Tango as a conversation

Tango can be usefully viewed on analogy with conversation, but instead of the medium of language, or words, we use the medium of the physical body and its movements. First, as with conversation, tango is interactive (see Interaction). Interaction means that we are responding to the immediate situation and we are cooperating with the Other to create an improvised conversation. Unlike composed language or movement, we cannot anticipate how the conversation will run. We have not rehearsed a routine or choreography that we are going to execute in a predetermined manner. We need to respond to the situation as it emerges, ie., the music and our partner. We co-create the dance in a cooperative manner with our partner.

The analogy with conversation also can inform our approach to learning it. Because conversation is essentilly interactive, it has to be learned by practicing interaction. It cannot be learned by rote learning your lines. Memorising the lines of a dialogue will not teach us conversation skills, and people who attempt to learn conversation in a foreign language this way are boring to talk to and can never find anyone to talk to them because they’re sticking to a rigid schema or model instead of responding to the immediate situation with its pragmatic elements and complexities that cannot be written down.

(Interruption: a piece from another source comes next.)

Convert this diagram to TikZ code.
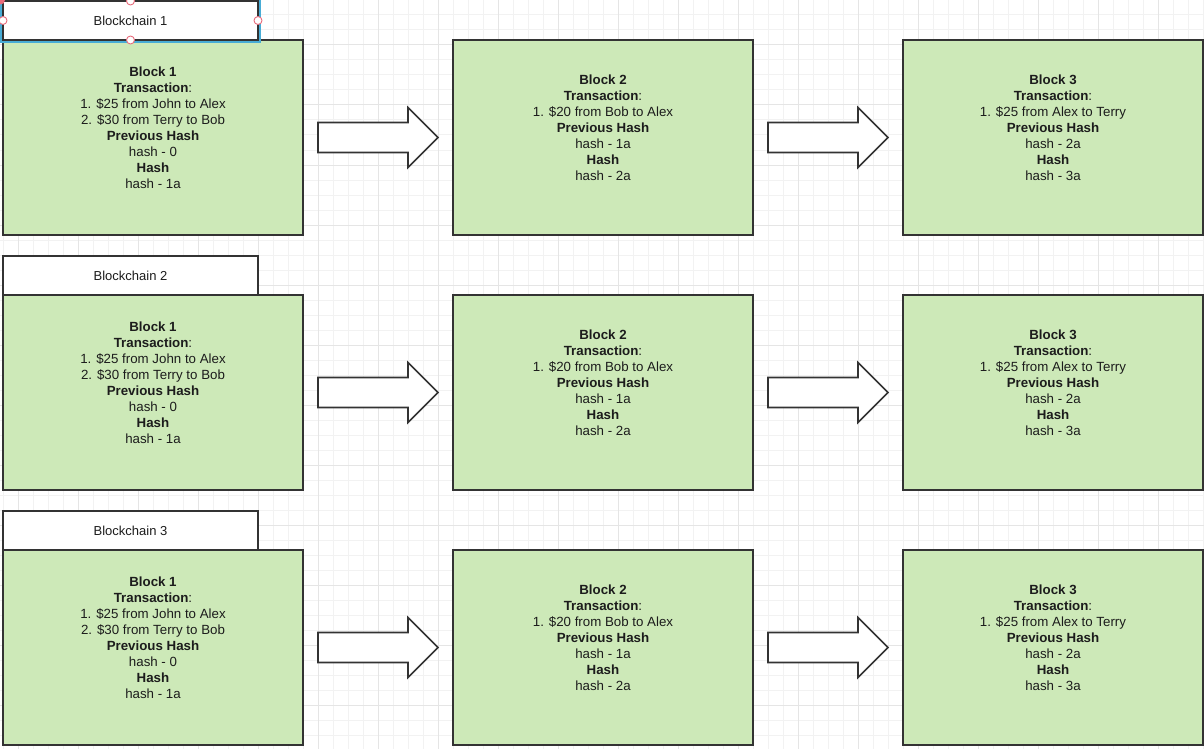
\documentclass[tikz,border=0pt]{standalone}
\usepackage{fontspec}
\setmainfont{Liberation Sans}
\usetikzlibrary{calc}

\definecolor{gridminor}{RGB}{242,242,242}
\definecolor{gridmajor}{RGB}{229,229,229}
\definecolor{blockfill}{RGB}{205,233,184}
\definecolor{edge}{RGB}{51,51,51}
\definecolor{ink}{RGB}{28,28,28}
\definecolor{selblue}{RGB}{72,172,214}
\definecolor{handlered}{RGB}{232,108,124}

\tikzset{
  block/.style={draw=edge, line width=1.6pt, fill=blockfill, outer sep=0pt,
    minimum width=300pt, minimum height=195pt, anchor=north west, inner sep=0pt},
  chainlabel/.style={draw=edge, line width=1.6pt, fill=white, text=ink, outer sep=0pt,
    minimum width=255pt, minimum height=39pt, anchor=south west, inner sep=0pt,
    font=\fontsize{13}{15.6}\selectfont},
  blocktext/.style={anchor=north, align=center, inner sep=0pt, text=ink,
    font=\fontsize{13.3}{16.05}\selectfont},
  flowarrow/.style={draw=edge, line width=1.6pt, fill=white, line join=miter},
  handle/.style={circle, draw=handlered, fill=white, line width=0.9pt,
    minimum size=8pt, inner sep=0pt},
}

\newcommand{\firstline}{\rule{0pt}{10pt}}

\begin{document}
\begin{tikzpicture}[x=1pt, y=-1pt]
  \clip (0,0) rectangle (1204,749);
  \fill[white] (0,0) rectangle (1204,749);

  % background grid
  \foreach \gx in {3,18,...,1203} \draw[gridminor, line width=1pt] (\gx,0) -- (\gx,749);
  \foreach \gy in {0,15,...,745} \draw[gridminor, line width=1pt] (0,\gy) -- (1204,\gy);
  \foreach \gx in {18,78,...,1158} \draw[gridmajor, line width=1pt] (\gx,0) -- (\gx,749);
  \foreach \gy in {45,105,...,705} \draw[gridmajor, line width=1pt] (0,\gy) -- (1204,\gy);

  % three identical chains
  \foreach \r/\top in {1/40, 2/295, 3/550} {
    \node[block] (b-\r-1) at (3,\top) {};
    \node[block] (b-\r-2) at (453,\top) {};
    \node[block] (b-\r-3) at (903,\top) {};

    \node[chainlabel] (lab-\r) at (b-\r-1.north west) {Blockchain \r};

    \node[blocktext] (t-\r-1) at ($(b-\r-1.north)+(0,26)$)
      {\firstline\textbf{Block 1}\\ \textbf{Transaction}:\\ 1. \$25 from John to Alex\\
       2. \$30 from Terry to Bob\\ \textbf{Previous Hash}\\ hash - 0\\ \textbf{Hash}\\ hash - 1a};
    \node[blocktext] (t-\r-2) at ($(b-\r-2.north)+(0,34)$)
      {\firstline\textbf{Block 2}\\ \textbf{Transaction}:\\ 1. \$20 from Bob to Alex\\
       \textbf{Previous Hash}\\ hash - 1a\\ \textbf{Hash}\\ hash - 2a};
    \node[blocktext] (t-\r-3) at ($(b-\r-3.north)+(0,34)$)
      {\firstline\textbf{Block 3}\\ \textbf{Transaction}:\\ 1. \$25 from Alex to Terry\\
       \textbf{Previous Hash}\\ hash - 2a\\ \textbf{Hash}\\ hash - 3a};

    % block arrows linking consecutive blocks
    \foreach \c in {1,2} {
      \draw[flowarrow] ($(b-\r-\c.east)+(15,-15)$) -- ++(90,0) -- ++(0,-15)
        -- ++(30,30) -- ++(-30,30) -- ++(0,-15) -- ++(-90,0) -- cycle;
    }
  }

  % selection frame and handles on the first chain label
  \draw[selblue, line width=2pt]
    ($(lab-1.north west)+(-1.8,-1.8)$) rectangle ($(lab-1.south east)+(1.8,1.8)$);
  \fill[handlered] (0.5,0) circle (4.5pt);
  \node[handle] (h-n) at (lab-1.north) {};
  \node[handle] (h-w) at (lab-1.west) {};
  \node[handle] (h-e) at (lab-1.east) {};
  \node[handle] (h-s) at (lab-1.south) {};
\end{tikzpicture}
\end{document}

However, we cannot simply launch into a conversation without any preparation. We do need to prepare by some drill, memorisation and rote learning even how to say “Hello!” in the foreign language before we can say it in an interactive situation. It is therefore a question of proportion rather than an either/or scenario. The problem is that people start off rote learning and then never progress to actual interaction. They load up their heads with rigid schemas without testing them out in real life situations. When they attempt to do so they freeze under pressure and go back to the safety of the textbook. When they finally come out with their rehearsed schemas they’re boring conversationalists with no fluency.

As with language, before we can interact physically with another body we need to do some preparatory work. We need to get a sense of how our own body moves and some of its possibilities through some drill and repetition. However, it makes no sense to memorise whole sequences of movement when we have no clue how to take a single step with a partner in a satisfactory way. We want to start off small, with simple movements that with repetition become fluent. It is a matter of repetition on your own, and then repetition with a partner. At each point we want to be listening and also getting a sense whether our message is appropriate to the situation, whether it’s clear, whether it has been received and perceived correctly. What response we are getting.

The conversational schema—preparation through rote repetition, interaction in a practice situation, listening and adjusting—is, I believe, fairly universal to anything we learn, whether it is a new language, to dance or to play a musical instrument.